Trade Paper Box #100: Severed – Destins Mutilés
28 juillet 2013[FRENCH] On embarque avec le jeune Jack pour un voyage aussi intense que terrible à travers les Etats-Unis. Cette minisérie horrifique est signée Scott Snyder et Scott Turf (les deux scénaristes ont la particularité d’être amis d’enfance). Elle est illustrée par Attila Futaki et proposée dans sa version française sous le label « Indies » d’Urban Comics.
Sur la route…
En 1916 à Jamestown dans l’état de New York, le jeune Jack Garron entreprend seul le plus fou des voyages. Il compte bien rallier dans un premier temps Chicago, avec un violon, une vieille photographie et un dollar en poche, sur les traces d’un père qui l’a pourtant abandonné peu après sa naissance. Il tourne ainsi le dos à une mère aimante et un avenir qui semble prometteur pour poursuivre ce qu’il considère comme son destin et ainsi trouver les réponses sur ses racines. Une aventure qui va le conduire de Jamestown à Chicago jusqu’à la campagne du Mississippi. Il va y croiser le meilleur en la personne de Sam, mais surtout à bien des occasions le pire de l’humanité, dans le train, à la sortie d’un bar, mais surtout au contact de celui qui se fait alors appeler Alain Fisher.

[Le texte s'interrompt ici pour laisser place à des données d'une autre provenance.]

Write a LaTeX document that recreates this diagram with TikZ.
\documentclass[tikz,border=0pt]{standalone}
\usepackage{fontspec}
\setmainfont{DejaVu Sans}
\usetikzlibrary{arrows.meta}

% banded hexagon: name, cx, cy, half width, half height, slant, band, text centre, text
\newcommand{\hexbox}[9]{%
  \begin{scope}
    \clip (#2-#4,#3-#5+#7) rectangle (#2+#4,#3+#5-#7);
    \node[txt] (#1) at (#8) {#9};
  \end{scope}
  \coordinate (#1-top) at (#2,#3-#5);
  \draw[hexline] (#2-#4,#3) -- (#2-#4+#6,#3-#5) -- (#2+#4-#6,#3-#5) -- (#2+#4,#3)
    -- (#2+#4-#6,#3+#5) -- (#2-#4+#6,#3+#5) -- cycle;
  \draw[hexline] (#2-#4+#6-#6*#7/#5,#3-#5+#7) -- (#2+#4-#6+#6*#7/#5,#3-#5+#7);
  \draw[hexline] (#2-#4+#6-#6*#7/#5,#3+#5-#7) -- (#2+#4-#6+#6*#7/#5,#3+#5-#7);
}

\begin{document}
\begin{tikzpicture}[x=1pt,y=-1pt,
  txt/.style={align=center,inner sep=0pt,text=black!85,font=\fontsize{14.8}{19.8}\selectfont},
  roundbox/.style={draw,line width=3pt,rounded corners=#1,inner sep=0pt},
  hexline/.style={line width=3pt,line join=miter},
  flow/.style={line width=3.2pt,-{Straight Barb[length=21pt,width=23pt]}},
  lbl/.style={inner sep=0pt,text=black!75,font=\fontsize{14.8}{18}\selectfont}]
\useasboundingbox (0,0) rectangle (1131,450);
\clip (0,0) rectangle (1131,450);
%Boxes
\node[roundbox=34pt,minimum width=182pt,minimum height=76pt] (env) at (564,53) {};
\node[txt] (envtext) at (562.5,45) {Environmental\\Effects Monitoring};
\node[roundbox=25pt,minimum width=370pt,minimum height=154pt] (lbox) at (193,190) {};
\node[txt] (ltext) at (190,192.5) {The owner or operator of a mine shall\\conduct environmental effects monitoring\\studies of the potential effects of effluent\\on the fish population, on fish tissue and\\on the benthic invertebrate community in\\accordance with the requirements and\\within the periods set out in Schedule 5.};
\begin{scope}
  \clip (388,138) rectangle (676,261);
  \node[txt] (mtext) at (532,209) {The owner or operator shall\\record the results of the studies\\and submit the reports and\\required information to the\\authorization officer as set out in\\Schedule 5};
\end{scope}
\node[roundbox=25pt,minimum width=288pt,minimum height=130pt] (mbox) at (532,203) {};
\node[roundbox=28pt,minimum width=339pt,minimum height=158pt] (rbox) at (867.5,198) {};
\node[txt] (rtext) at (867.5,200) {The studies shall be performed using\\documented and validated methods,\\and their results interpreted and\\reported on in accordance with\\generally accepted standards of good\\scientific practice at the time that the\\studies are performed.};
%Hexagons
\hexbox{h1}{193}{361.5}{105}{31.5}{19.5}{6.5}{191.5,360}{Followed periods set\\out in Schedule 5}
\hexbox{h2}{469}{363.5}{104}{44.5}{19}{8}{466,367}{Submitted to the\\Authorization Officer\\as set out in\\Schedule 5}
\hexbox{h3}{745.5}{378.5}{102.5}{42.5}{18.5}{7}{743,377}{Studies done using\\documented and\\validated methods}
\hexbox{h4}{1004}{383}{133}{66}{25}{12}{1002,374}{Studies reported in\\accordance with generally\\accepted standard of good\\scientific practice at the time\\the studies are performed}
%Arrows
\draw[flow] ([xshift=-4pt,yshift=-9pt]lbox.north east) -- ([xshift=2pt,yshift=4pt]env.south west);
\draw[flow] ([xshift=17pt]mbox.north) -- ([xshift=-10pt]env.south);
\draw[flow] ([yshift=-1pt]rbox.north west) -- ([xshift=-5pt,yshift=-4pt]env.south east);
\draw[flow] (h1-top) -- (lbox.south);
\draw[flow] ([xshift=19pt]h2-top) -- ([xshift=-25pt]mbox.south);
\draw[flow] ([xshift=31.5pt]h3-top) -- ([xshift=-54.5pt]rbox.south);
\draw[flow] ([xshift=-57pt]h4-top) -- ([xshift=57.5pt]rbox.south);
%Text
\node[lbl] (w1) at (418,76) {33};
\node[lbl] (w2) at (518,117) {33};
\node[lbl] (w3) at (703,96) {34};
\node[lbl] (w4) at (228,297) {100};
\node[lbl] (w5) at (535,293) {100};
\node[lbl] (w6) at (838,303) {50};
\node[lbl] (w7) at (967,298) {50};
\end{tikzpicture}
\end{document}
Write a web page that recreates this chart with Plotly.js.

… à la recherche du temps perdu
Une histoire portant autant sur l’importance du voyage dans la construction de soi, que sur le courage, la passion et l’insouciance qui caractérise souvent la jeunesse. Aussi bien que sur l’intensité de l’amour filiale, celui d’un fils pour son père, celui d’une mère pour son fils. Le tout sur une trame prenante de drame horrifique. Dont l’intrigue est basée sur la manipulation d’un jeune héros exalté en quête d’identité. C’est d’ailleurs ce qu’il faut au fond y voir de plus angoissant, plus encore que l’anthropophagie qui est mise en scène de façon relativement pudique. Un récit publié en version originale chez Image, basé sur une idée originale de Scott Snyder, l’un des scénaristes stars de DC à l’heure actuelle, œuvrant notamment sur Batman, American Vampire et Swamp Thing, associé à Scott Turf scénariste dans le cinéma avec lequel il est très ami et qui fut même son partenaire de voyage. Une partition bien gérée à quatre mains pour une mise en image tout aussi réussie d’Attila Futaki qui après une adaptation comic de Percy Jackson signe ici son plus gros projet.
Rencontre avec un ogre
Les destins des deux personnages antagonistes se croisent de façon habile, avant de converger, par hasard d’abord pense-t-on un peu naïvement. Car en effet le piège se referme autant sur Jack que sur le lecteur. Même si l’on devine le dénouement un peu avant la fin, cela n’enlève rien à la déception que l’on éprouve l’intrigue progressant. Car comme le héros, on a envie de croire à ces retrouvailles programmées avec un père absent. On ne peut se résoudre à ce que ce voyage ne l’ai conduit droit dans la gueule du loup, dans l’horreur et les ténèbres les plus obscures. Et alors que le héros lui-même pensait avoir laissé cette histoire comme son tortionnaire dans une bicoque en flammes du Mississippi, la fin ouverte réactive immédiatement l’angoisse du terrible souvenir, et nous laisse une bien étrange impression.